- [The exercise]: Everything from the first line down to the line containing "import * as echarts from 'echarts';" is to be retyped exactly, both ends included, with pictures left out.

- [Data lines]:

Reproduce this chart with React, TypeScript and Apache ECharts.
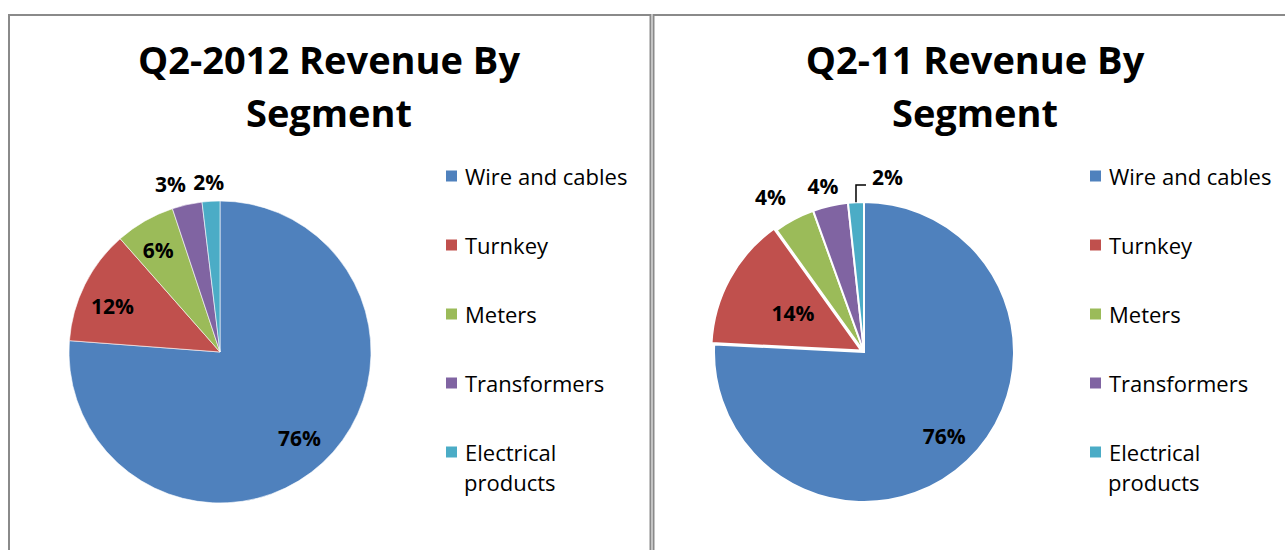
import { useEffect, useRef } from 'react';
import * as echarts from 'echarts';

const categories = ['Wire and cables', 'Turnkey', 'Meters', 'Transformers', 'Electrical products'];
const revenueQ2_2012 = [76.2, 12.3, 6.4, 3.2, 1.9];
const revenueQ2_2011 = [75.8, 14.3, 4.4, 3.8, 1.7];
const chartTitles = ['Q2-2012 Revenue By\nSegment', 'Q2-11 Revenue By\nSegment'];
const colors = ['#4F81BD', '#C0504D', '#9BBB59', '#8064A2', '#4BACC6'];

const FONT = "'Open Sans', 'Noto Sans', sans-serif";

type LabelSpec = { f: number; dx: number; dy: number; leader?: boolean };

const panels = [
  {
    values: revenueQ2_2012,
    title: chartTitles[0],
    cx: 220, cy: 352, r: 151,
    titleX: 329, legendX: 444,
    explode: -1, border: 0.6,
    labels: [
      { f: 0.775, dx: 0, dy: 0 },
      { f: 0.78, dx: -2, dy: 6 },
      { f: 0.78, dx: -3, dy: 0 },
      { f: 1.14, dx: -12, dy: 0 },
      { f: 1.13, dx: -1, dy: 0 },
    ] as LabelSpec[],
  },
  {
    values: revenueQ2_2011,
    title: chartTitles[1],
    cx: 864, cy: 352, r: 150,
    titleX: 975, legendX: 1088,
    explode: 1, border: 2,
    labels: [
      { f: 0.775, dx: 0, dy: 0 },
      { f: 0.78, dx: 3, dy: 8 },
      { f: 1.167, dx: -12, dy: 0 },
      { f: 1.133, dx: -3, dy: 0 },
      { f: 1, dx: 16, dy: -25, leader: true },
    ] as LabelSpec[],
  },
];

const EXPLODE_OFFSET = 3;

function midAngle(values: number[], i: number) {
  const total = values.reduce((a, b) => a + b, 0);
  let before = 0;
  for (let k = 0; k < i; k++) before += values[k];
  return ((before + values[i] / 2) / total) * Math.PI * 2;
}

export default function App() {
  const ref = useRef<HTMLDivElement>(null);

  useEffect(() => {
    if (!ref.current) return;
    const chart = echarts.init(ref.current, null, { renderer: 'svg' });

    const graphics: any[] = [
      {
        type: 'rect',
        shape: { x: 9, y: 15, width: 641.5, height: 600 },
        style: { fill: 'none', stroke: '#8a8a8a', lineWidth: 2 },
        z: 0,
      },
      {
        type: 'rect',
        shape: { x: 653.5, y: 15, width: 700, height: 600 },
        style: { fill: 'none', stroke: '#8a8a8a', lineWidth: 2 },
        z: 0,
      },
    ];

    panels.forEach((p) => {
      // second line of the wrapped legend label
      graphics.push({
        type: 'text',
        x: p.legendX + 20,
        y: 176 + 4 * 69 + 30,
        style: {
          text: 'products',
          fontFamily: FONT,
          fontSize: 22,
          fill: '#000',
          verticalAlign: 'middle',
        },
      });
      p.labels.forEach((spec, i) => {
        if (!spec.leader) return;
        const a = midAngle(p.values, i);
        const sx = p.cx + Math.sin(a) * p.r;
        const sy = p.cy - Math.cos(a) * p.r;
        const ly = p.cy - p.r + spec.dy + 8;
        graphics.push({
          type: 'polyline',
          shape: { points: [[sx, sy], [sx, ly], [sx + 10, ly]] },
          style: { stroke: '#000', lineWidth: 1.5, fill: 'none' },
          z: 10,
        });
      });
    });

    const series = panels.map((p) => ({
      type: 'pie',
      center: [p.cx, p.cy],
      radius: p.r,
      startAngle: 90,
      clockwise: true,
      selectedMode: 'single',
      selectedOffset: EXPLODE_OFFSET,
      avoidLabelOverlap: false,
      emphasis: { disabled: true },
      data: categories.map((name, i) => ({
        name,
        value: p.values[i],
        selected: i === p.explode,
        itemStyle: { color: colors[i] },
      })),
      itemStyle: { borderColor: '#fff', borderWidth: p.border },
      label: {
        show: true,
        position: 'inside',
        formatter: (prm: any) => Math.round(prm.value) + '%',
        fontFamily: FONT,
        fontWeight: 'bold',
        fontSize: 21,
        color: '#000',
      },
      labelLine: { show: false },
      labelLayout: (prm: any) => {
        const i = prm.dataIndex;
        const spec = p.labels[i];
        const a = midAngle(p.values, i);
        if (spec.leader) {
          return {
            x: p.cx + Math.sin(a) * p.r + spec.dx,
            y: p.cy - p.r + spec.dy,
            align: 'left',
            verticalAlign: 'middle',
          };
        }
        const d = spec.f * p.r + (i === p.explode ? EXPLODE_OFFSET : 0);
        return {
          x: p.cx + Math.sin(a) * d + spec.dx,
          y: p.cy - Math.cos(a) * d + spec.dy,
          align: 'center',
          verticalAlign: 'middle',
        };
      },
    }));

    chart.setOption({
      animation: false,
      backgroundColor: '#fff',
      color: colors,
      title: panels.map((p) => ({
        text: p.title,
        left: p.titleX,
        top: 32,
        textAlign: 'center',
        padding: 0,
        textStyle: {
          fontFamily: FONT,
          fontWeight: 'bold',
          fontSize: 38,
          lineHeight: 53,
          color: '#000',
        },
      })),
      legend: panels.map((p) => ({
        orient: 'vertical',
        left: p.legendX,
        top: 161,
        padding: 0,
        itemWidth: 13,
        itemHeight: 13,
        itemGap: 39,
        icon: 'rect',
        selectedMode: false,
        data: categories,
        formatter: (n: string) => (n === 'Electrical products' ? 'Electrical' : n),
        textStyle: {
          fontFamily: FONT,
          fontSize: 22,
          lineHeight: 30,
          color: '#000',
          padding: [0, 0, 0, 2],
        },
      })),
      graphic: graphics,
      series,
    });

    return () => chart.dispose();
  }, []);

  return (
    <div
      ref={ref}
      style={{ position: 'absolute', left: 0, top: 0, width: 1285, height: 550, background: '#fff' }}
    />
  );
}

- [Solution to the problem]:
Reproduce this chart with React, TypeScript and Apache ECharts.
import { useEffect, useRef } from 'react';
import * as echarts from 'echarts';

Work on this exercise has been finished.